I'm asked pretty often how I got started sewing. It's largely in part of being around my mom, who made most of our clothes growing up. It just doesn't seem weird to me to think "Gosh, I have nothing to wear tomorrow night, and I've been dying to have a blue dress. Ok, better get a move on and make one if it's going to get done in time!" It's really empowering to think that we can creat the basic things that we use every day. I think it is very similar to how I look at food. Food and clothing are some of our basic needs, and we can impact their availability creatively. With cooking, we can be creative at least 3 times a day! Here's a pic of my mom with my sister and sister-in-law at the pumpkin patch. I miss the Midwest in the fall!

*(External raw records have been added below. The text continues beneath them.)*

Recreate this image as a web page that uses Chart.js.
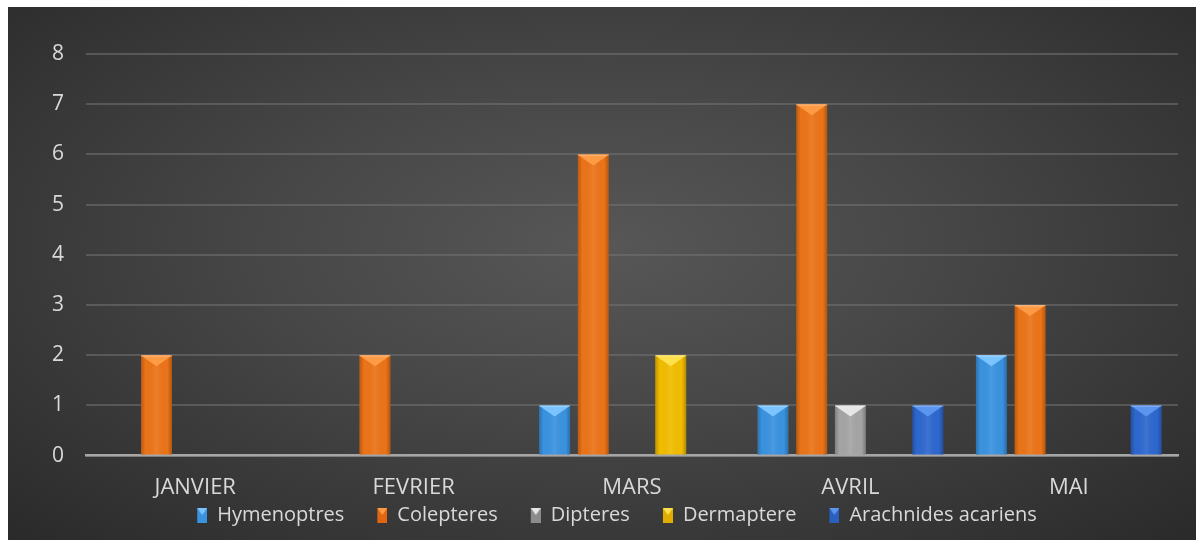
<!DOCTYPE html>
<html>
<head>
<meta charset="utf-8">
<script src="https://cdn.jsdelivr.net/npm/chart.js@4"></script>
<style>
  html, body { margin: 0; padding: 0; background: #fff; }
  #wrap {
    position: absolute; left: 8px; top: 7px; width: 1188px; height: 533px;
    background: radial-gradient(ellipse at 50% 45%, #575757 0%, #474747 40%, #2a2a2a 100%);
  }
</style>
</head>
<body>
<div id="wrap"><canvas id="myChart" width="1188" height="533"></canvas></div>
<script>
var months = ['JANVIER', 'FEVRIER', 'MARS', 'AVRIL', 'MAI'];
var hymenoptres = [0, 0, 1, 1, 2];
var colepteres = [2, 2, 6, 7, 3];
var dipteres = [0, 0, 0, 1, 0];
var dermaptere = [0, 0, 2, 0, 0];
var arachnides = [0, 0, 0, 1, 1];
var yTicks = [0, 1, 2, 3, 4, 5, 6, 7, 8];

// little legend marker: empty space on the left, bevelled box on the right
function marker(base, top) {
    var c = document.createElement('canvas');
    c.width = 36; c.height = 16;
    var g = c.getContext('2d');
    g.fillStyle = base;
    g.fillRect(26, 1, 10, 15);
    g.fillStyle = top;
    g.beginPath();
    g.moveTo(26, 1); g.lineTo(36, 1); g.lineTo(31, 8);
    g.closePath(); g.fill();
    return c;
}

// shading + bevel on top of each bar
var bevel = {
    id: 'bevel',
    afterDatasetsDraw: function(chart) {
        var ctx = chart.ctx;
        chart.data.datasets.forEach(function(ds, i) {
            var meta = chart.getDatasetMeta(i);
            meta.data.forEach(function(bar, j) {
                if (!ds.data[j]) return;
                var l = bar.x - bar.width / 2, r = bar.x + bar.width / 2, t = bar.y, b = 9;
                ctx.save();
                var g = ctx.createLinearGradient(l, 0, r, 0);
                g.addColorStop(0, 'rgba(0,0,0,0.22)');
                g.addColorStop(0.15, 'rgba(0,0,0,0)');
                g.addColorStop(0.5, 'rgba(255,255,255,0.08)');
                g.addColorStop(0.85, 'rgba(0,0,0,0)');
                g.addColorStop(1, 'rgba(0,0,0,0.25)');
                ctx.fillStyle = g;
                ctx.fillRect(l, t, r - l, bar.base - t);
                ctx.fillStyle = ds.topColor;
                ctx.beginPath();
                ctx.moveTo(l, t); ctx.lineTo(r, t); ctx.lineTo(r - 4, t + 3); ctx.lineTo(bar.x, t + b + 2); ctx.lineTo(l + 4, t + 3);
                ctx.closePath(); ctx.fill();
                ctx.fillStyle = 'rgba(255,255,255,0.25)';
                ctx.fillRect(l, t, r - l, 1.5);
                ctx.restore();
            });
        });
    }
};

var ctx = document.getElementById('myChart').getContext('2d');
var myChart = new Chart(ctx, {
    type: 'bar',
    data: {
        labels: months,
        datasets: [
            { label: 'Hymenoptres', data: hymenoptres, backgroundColor: '#3a93e0', topColor: '#7cc4ff', pointStyle: marker('#3a93e0', '#7cc4ff') },
            { label: 'Colepteres', data: colepteres, backgroundColor: '#ec7418', topColor: '#ff9a45', pointStyle: marker('#e0660f', '#ff9a45') },
            { label: 'Dipteres', data: dipteres, backgroundColor: '#a5a5a5', topColor: '#e6e6e6', pointStyle: marker('#8c8c8c', '#e6e6e6') },
            { label: 'Dermaptere', data: dermaptere, backgroundColor: '#f2bd00', topColor: '#ffe04d', pointStyle: marker('#e0ae00', '#ffe04d') },
            { label: 'Arachnides acariens', data: arachnides, backgroundColor: '#2e68cf', topColor: '#5c95f0', pointStyle: marker('#2a5fbf', '#5c95f0') }
        ]
    },
    options: {
        responsive: false,
        animation: false,
        maintainAspectRatio: false,
        layout: { padding: { top: 47, left: 22, right: 18, bottom: 5 } },
        datasets: { bar: { categoryPercentage: 0.886, barPercentage: 0.8 } },
        plugins: {
            legend: {
                position: 'bottom',
                labels: {
                    color: '#d9d9d9',
                    font: { family: 'Open Sans', size: 20 },
                    usePointStyle: true,
                    pointStyleWidth: 36,
                    boxHeight: 16,
                    padding: 7
                }
            },
            tooltip: { enabled: false }
        },
        scales: {
            x: {
                grid: { display: false, drawTicks: false },
                border: { color: '#a6a6a6', width: 2.5 },
                ticks: { color: '#d9d9d9', font: { family: 'Open Sans', size: 22 }, padding: 19 },
                afterFit: function(scale) { scale.height -= 22; }
            },
            y: {
                min: 0,
                max: 8,
                afterBuildTicks: function(axis) { axis.ticks = yTicks.map(function(v) { return { value: v }; }); },
                grid: { color: 'rgba(115,115,115,0.55)', lineWidth: 2, drawTicks: false },
                border: { display: false },
                ticks: { color: '#d9d9d9', font: { family: 'Open Sans', size: 21 }, padding: 22 }
            }
        }
    },
    plugins: [bevel]
});
</script>
</body>
</html>
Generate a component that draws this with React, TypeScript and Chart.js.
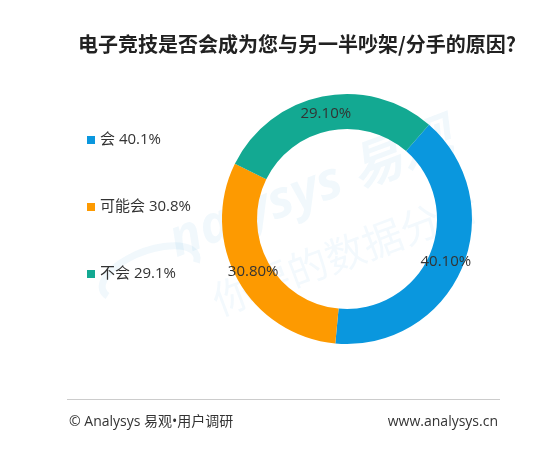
import React, { useEffect, useRef } from "react";
import { Chart, registerables } from "chart.js";

Chart.register(...registerables);

const TITLE = "电子竞技是否会成为您与另一半吵架/分手的原因?";
const categories = ["会", "可能会", "不会"];
const values = [40.1, 30.8, 29.1];
const colors = ["#0a97de", "#fd9a01", "#13a992"];
const footerLeft = "© Analysys 易观•用户调研";
const footerRight = "www.analysys.cn";
const watermarkA = "nalysys 易观";
const watermarkB = "你要的数据分析";

const FONT = '"Open Sans", "Noto Sans CJK SC", sans-serif';

const decorPlugin = {
  id: "decor",
  beforeDraw(chart: any) {
    const ctx = chart.ctx as CanvasRenderingContext2D;
    ctx.save();
    ctx.fillStyle = "#ffffff";
    ctx.fillRect(0, 0, chart.width, chart.height);
    // watermark
    ctx.translate(290, 220);
    ctx.rotate(-0.36);
    ctx.textAlign = "center";
    ctx.textBaseline = "middle";
    ctx.fillStyle = "rgba(20,130,210,0.06)";
    ctx.font = 'italic bold 52px "Open Sans", "Noto Sans CJK SC", sans-serif';
    ctx.fillText(watermarkA, 30, -20);
    ctx.strokeStyle = "rgba(20,130,210,0.06)";
    ctx.lineWidth = 7;
    ctx.beginPath();
    ctx.ellipse(-150, 0, 50, 22, 0, Math.PI * 0.9, Math.PI * 2.1);
    ctx.stroke();
    ctx.font = '40px "Noto Sans CJK SC", sans-serif';
    ctx.fillStyle = "rgba(20,130,210,0.05)";
    ctx.fillText(watermarkB, 40, 50);
    ctx.restore();
  },
  afterDatasetsDraw(chart: any) {
    const ctx = chart.ctx as CanvasRenderingContext2D;
    const meta = chart.getDatasetMeta(0);
    ctx.save();
    ctx.font = `15px ${FONT}`;
    ctx.fillStyle = "#333333";
    ctx.textAlign = "center";
    ctx.textBaseline = "middle";
    meta.data.forEach((arc: any, i: number) => {
      const p = arc.getCenterPoint();
      ctx.fillText(`${values[i].toFixed(2)}%`, p.x, p.y);
    });
    ctx.restore();
  },
  afterDraw(chart: any) {
    const ctx = chart.ctx as CanvasRenderingContext2D;
    ctx.save();
    // title
    ctx.fillStyle = "#222222";
    ctx.font = `bold 20px "Noto Sans CJK SC", sans-serif`;
    ctx.textAlign = "center";
    ctx.textBaseline = "middle";
    ctx.fillText(TITLE, 297, 44);
    // legend
    const legendY = [140, 207, 274];
    ctx.textAlign = "left";
    ctx.font = `15px ${FONT}`;
    categories.forEach((c, i) => {
      ctx.fillStyle = colors[i];
      ctx.fillRect(87, legendY[i] - 4, 8, 8);
      ctx.fillStyle = "#333333";
      ctx.fillText(`${c} ${values[i].toFixed(1)}%`, 100, legendY[i]);
    });
    // footer
    ctx.strokeStyle = "#cccccc";
    ctx.lineWidth = 1;
    ctx.beginPath();
    ctx.moveTo(67, 399.5);
    ctx.lineTo(500, 399.5);
    ctx.stroke();
    ctx.fillStyle = "#333333";
    ctx.font = `14px ${FONT}`;
    ctx.textAlign = "left";
    ctx.fillText(footerLeft, 69, 422);
    ctx.textAlign = "right";
    ctx.fillText(footerRight, 498, 422);
    ctx.restore();
  },
};

export default function App() {
  const ref = useRef<HTMLCanvasElement | null>(null);
  useEffect(() => {
    document.body.style.margin = "0";
    const canvas = ref.current!;
    const chart = new Chart(canvas, {
      type: "doughnut",
      data: {
        labels: categories,
        datasets: [
          {
            data: values,
            backgroundColor: colors,
            borderWidth: 0,
            hoverOffset: 0,
            offset: 0,
          },
        ],
      },
      options: {
        animation: false,
        responsive: false,
        rotation: 41,
        cutout: "72%",
        layout: { padding: { left: 222, right: 84, top: 94, bottom: 115 } },
        plugins: {
          legend: { display: false },
          title: { display: false },
          tooltip: { enabled: false },
        },
        events: [],
      },
      plugins: [decorPlugin],
    });
    return () => chart.destroy();
  }, []);
  return (
    <div style={{ width: 556, height: 459 }}>
      <canvas ref={ref} width={556} height={459} style={{ display: "block" }} />
    </div>
  );
}
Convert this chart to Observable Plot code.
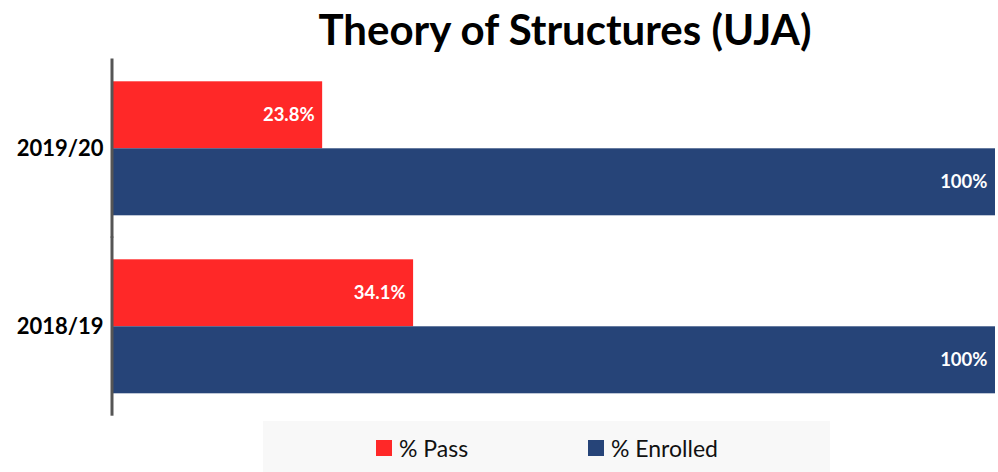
<!DOCTYPE html>
<html>
<head>
<meta charset="utf-8">
<script src="https://cdn.jsdelivr.net/npm/d3@7"></script>
<script src="https://cdn.jsdelivr.net/npm/@observablehq/plot@0.6"></script>
<style>
  html, body { margin: 0; padding: 0; background: #fff; }
  #wrap { position: relative; width: 998px; height: 472px; overflow: hidden; font-family: Lato, sans-serif; }
  #title { position: absolute; left: 132px; width: 866px; top: 4px; text-align: center; font-size: 42px; font-weight: bold; color: #000; line-height: 50px; }
  #chart { position: absolute; left: 0; top: 55px; }
  #legendbox { position: absolute; left: 263px; top: 421px; width: 567px; height: 51px; background: #f8f8f8; }
  #legendbox .lg-swatches { position: absolute; left: 113px; top: 13px; margin: 0; min-height: 0; display: flex; align-items: center; }
  #legendbox .lg-swatch { margin-right: 0 !important; display: inline-flex; align-items: center; }
  #legendbox span.lg-swatch:first-of-type { width: 212px; }
  #legendbox .lg-swatch svg { margin-right: 7px !important; }
</style>
</head>
<body>
<div id="wrap">
  <div id="title">Theory of Structures (UJA)</div>
  <div id="chart"></div>
  <div id="legendbox"></div>
</div>
<script>
const years = ["2019/20", "2018/19"];
const series = ["% Pass", "% Enrolled"];
const passValues = [23.8, 34.1];
const enrolledValues = [100, 100];
const colors = ["#ff2828", "#264478"];

const data = [];
years.forEach((yr, i) => {
  data.push({year: yr, series: series[0], value: passValues[i]});
  data.push({year: yr, series: series[1], value: enrolledValues[i]});
});

const chart = Plot.plot({
  width: 998,
  height: 365,
  marginLeft: 112,
  marginRight: 3,
  marginTop: 25.7,
  marginBottom: 25.7,
  style: {fontFamily: "Lato, sans-serif", fontSize: "22px", fontWeight: "bold", color: "#000", background: "transparent"},
  x: {domain: [0, 100], axis: null},
  y: {domain: series, padding: 0, axis: null},
  fy: {domain: years, paddingInner: 0.244, paddingOuter: 0, axis: "left", label: null, tickSize: 0, tickPadding: 9},
  color: {domain: series, range: colors},
  marks: [
    Plot.barX(data, {fy: "year", y: "series", x: "value", fill: "series"}),
    Plot.text(data, {fy: "year", y: "series", x: "value", text: d => d.value + "%", textAnchor: "end", dx: -8, fill: "white", fontSize: 18.5, fontWeight: "bold"}),
    Plot.ruleX([0], {stroke: "#555", strokeWidth: 3, dx: -0.5, insetTop: -22.5, insetBottom: -21.7})
  ]
});
document.getElementById("chart").appendChild(chart);

const legend = Plot.legend({
  legend: "swatches",
  color: {domain: series, range: colors},
  swatchSize: 16,
  className: "lg",
  style: {fontFamily: "Lato, sans-serif", fontSize: "23px", color: "#111"}
});
document.getElementById("legendbox").appendChild(legend);
</script>
</body>
</html>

I grew up in the mid to late 70s, when there was a movement much like today to have a vegetable garden in back and sew your own clothes, paint, sculp, make crafts like macrame. We made crafts constantly. You can see in the background of the photos my mom's paintings that she painted, she is really artistic.
My parents had a huuuge garden, filled with rhubarb, tomatoes, cucumbers, squash, beans, carrots, etc. and then a strawberry patch too! We went apple picking and made pies together, picked strawberries and made jam. It really impacted how I consider food and how we procure it. I watched my mom sew all the time and saw how much time it took to create one garment: the planning, the shopping for materials, the careful cutting and piecing. She even embellished with hand embroidery and applique, you can see the overalls with a little dog on the front, how sweet! We laughed as teenagers about my brother in gingham with a bow tie, but now that I'm expecting a little one of my own, I'd do just the same I'm afraid.
Both with food and clothing, modern marketplace forces have taken us to very abstract places with how they're produced. Most of our food travels over 2000 miles to get to us, and most of our clothes are made by slave laborers in Asia or obscure Pacific Islands that are falsely labelled "Made in the USA". We buy both food and clothes for far cheaper than we ever did, scale-wise, but there is a cost involved in the soul of the means, IMO. As fans of vintage clothing, we have to remind ourselves that things were manufactured differently back then: 95% of the clothing in the world was made by union laborers in the United States, and now it's only 5%. Many ladies sewed their own clothes to save money.
I think this is why it's become so meaningful for people to take the methods of production into their own hands, it reminds us of how much work our foreparents did on a daily basis, the tradition of skilled craftsmanship, and it's also really fun! Thanks Mom!!!